» **PROMPT**
Pictures do not belong in your copy. Repeat all the other data exactly.

————

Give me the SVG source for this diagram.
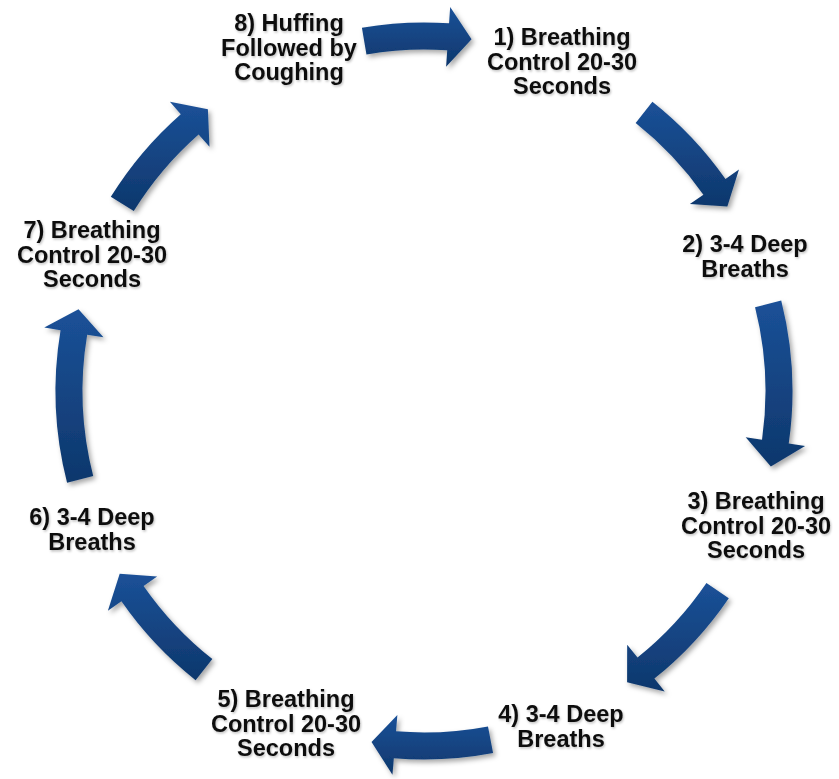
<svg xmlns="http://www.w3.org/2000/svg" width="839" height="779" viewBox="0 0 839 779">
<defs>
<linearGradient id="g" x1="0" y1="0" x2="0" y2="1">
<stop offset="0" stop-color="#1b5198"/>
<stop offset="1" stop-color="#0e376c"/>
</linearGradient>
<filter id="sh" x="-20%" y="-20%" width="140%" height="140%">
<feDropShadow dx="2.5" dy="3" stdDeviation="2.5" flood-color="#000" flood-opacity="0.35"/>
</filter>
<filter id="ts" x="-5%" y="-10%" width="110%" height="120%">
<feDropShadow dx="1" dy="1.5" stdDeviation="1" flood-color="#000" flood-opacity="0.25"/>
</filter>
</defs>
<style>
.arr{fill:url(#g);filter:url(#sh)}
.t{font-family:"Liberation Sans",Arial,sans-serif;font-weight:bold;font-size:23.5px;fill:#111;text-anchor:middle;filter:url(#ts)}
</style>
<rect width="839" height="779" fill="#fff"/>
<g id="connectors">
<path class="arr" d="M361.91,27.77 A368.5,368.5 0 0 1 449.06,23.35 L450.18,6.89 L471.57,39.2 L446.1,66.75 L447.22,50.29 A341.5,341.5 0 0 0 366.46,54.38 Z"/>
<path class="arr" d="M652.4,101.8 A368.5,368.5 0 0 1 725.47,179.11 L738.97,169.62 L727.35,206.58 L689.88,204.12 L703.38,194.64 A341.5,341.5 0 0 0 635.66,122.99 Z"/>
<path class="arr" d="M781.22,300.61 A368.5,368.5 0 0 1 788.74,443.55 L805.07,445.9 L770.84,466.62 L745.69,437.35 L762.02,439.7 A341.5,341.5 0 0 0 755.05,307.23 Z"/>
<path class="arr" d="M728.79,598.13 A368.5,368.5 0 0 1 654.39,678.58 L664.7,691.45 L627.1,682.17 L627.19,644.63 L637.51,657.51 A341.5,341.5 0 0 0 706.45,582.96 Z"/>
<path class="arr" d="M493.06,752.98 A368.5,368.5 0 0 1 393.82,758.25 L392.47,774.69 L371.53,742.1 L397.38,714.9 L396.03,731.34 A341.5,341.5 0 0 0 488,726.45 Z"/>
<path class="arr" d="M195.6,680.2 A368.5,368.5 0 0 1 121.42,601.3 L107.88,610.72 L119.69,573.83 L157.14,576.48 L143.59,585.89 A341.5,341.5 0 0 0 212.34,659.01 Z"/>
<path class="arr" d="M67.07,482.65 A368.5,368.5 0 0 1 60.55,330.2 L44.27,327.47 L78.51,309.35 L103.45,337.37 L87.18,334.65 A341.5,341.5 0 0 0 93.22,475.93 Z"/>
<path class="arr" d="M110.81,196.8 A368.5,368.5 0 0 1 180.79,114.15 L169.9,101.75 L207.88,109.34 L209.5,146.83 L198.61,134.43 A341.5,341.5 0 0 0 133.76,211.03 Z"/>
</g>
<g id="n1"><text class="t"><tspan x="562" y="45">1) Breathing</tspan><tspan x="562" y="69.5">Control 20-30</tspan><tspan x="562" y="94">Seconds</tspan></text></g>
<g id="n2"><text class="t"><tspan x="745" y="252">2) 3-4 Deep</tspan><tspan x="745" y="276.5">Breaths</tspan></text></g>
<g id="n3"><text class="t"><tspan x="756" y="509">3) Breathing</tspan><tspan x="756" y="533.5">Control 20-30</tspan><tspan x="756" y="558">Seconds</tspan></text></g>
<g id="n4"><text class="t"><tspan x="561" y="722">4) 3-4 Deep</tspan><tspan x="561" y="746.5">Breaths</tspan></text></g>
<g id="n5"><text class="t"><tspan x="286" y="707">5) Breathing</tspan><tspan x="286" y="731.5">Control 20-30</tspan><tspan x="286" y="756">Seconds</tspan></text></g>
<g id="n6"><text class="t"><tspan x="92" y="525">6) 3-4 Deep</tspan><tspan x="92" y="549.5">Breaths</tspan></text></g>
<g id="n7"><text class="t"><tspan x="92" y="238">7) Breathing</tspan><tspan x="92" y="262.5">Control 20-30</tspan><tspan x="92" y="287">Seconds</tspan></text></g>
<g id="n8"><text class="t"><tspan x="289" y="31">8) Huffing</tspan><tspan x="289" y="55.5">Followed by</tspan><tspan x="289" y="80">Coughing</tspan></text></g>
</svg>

————

» **RESPONSE FOR THIS EXERCISE**
Give me the SVG source for this diagram.
<svg xmlns="http://www.w3.org/2000/svg" width="839" height="779" viewBox="0 0 839 779">
<defs>
<linearGradient id="g" x1="0" y1="0" x2="0" y2="1">
<stop offset="0" stop-color="#1b5198"/>
<stop offset="1" stop-color="#0e376c"/>
</linearGradient>
<filter id="sh" x="-20%" y="-20%" width="140%" height="140%">
<feDropShadow dx="2.5" dy="3" stdDeviation="2.5" flood-color="#000" flood-opacity="0.35"/>
</filter>
<filter id="ts" x="-5%" y="-10%" width="110%" height="120%">
<feDropShadow dx="1" dy="1.5" stdDeviation="1" flood-color="#000" flood-opacity="0.25"/>
</filter>
</defs>
<style>
.arr{fill:url(#g);filter:url(#sh)}
.t{font-family:"Liberation Sans",Arial,sans-serif;font-weight:bold;font-size:23.5px;fill:#111;text-anchor:middle;filter:url(#ts)}
</style>
<rect width="839" height="779" fill="#fff"/>
<g id="connectors">
<path class="arr" d="M361.91,27.77 A368.5,368.5 0 0 1 449.06,23.35 L450.18,6.89 L471.57,39.2 L446.1,66.75 L447.22,50.29 A341.5,341.5 0 0 0 366.46,54.38 Z"/>
<path class="arr" d="M652.4,101.8 A368.5,368.5 0 0 1 725.47,179.11 L738.97,169.62 L727.35,206.58 L689.88,204.12 L703.38,194.64 A341.5,341.5 0 0 0 635.66,122.99 Z"/>
<path class="arr" d="M781.22,300.61 A368.5,368.5 0 0 1 788.74,443.55 L805.07,445.9 L770.84,466.62 L745.69,437.35 L762.02,439.7 A341.5,341.5 0 0 0 755.05,307.23 Z"/>
<path class="arr" d="M728.79,598.13 A368.5,368.5 0 0 1 654.39,678.58 L664.7,691.45 L627.1,682.17 L627.19,644.63 L637.51,657.51 A341.5,341.5 0 0 0 706.45,582.96 Z"/>
<path class="arr" d="M493.06,752.98 A368.5,368.5 0 0 1 393.82,758.25 L392.47,774.69 L371.53,742.1 L397.38,714.9 L396.03,731.34 A341.5,341.5 0 0 0 488,726.45 Z"/>
<path class="arr" d="M195.6,680.2 A368.5,368.5 0 0 1 121.42,601.3 L107.88,610.72 L119.69,573.83 L157.14,576.48 L143.59,585.89 A341.5,341.5 0 0 0 212.34,659.01 Z"/>
<path class="arr" d="M67.07,482.65 A368.5,368.5 0 0 1 60.55,330.2 L44.27,327.47 L78.51,309.35 L103.45,337.37 L87.18,334.65 A341.5,341.5 0 0 0 93.22,475.93 Z"/>
<path class="arr" d="M110.81,196.8 A368.5,368.5 0 0 1 180.79,114.15 L169.9,101.75 L207.88,109.34 L209.5,146.83 L198.61,134.43 A341.5,341.5 0 0 0 133.76,211.03 Z"/>
</g>
<g id="n1"><text class="t"><tspan x="562" y="45">1) Breathing</tspan><tspan x="562" y="69.5">Control 20-30</tspan><tspan x="562" y="94">Seconds</tspan></text></g>
<g id="n2"><text class="t"><tspan x="745" y="252">2) 3-4 Deep</tspan><tspan x="745" y="276.5">Breaths</tspan></text></g>
<g id="n3"><text class="t"><tspan x="756" y="509">3) Breathing</tspan><tspan x="756" y="533.5">Control 20-30</tspan><tspan x="756" y="558">Seconds</tspan></text></g>
<g id="n4"><text class="t"><tspan x="561" y="722">4) 3-4 Deep</tspan><tspan x="561" y="746.5">Breaths</tspan></text></g>
<g id="n5"><text class="t"><tspan x="286" y="707">5) Breathing</tspan><tspan x="286" y="731.5">Control 20-30</tspan><tspan x="286" y="756">Seconds</tspan></text></g>
<g id="n6"><text class="t"><tspan x="92" y="525">6) 3-4 Deep</tspan><tspan x="92" y="549.5">Breaths</tspan></text></g>
<g id="n7"><text class="t"><tspan x="92" y="238">7) Breathing</tspan><tspan x="92" y="262.5">Control 20-30</tspan><tspan x="92" y="287">Seconds</tspan></text></g>
<g id="n8"><text class="t"><tspan x="289" y="31">8) Huffing</tspan><tspan x="289" y="55.5">Followed by</tspan><tspan x="289" y="80">Coughing</tspan></text></g>
</svg>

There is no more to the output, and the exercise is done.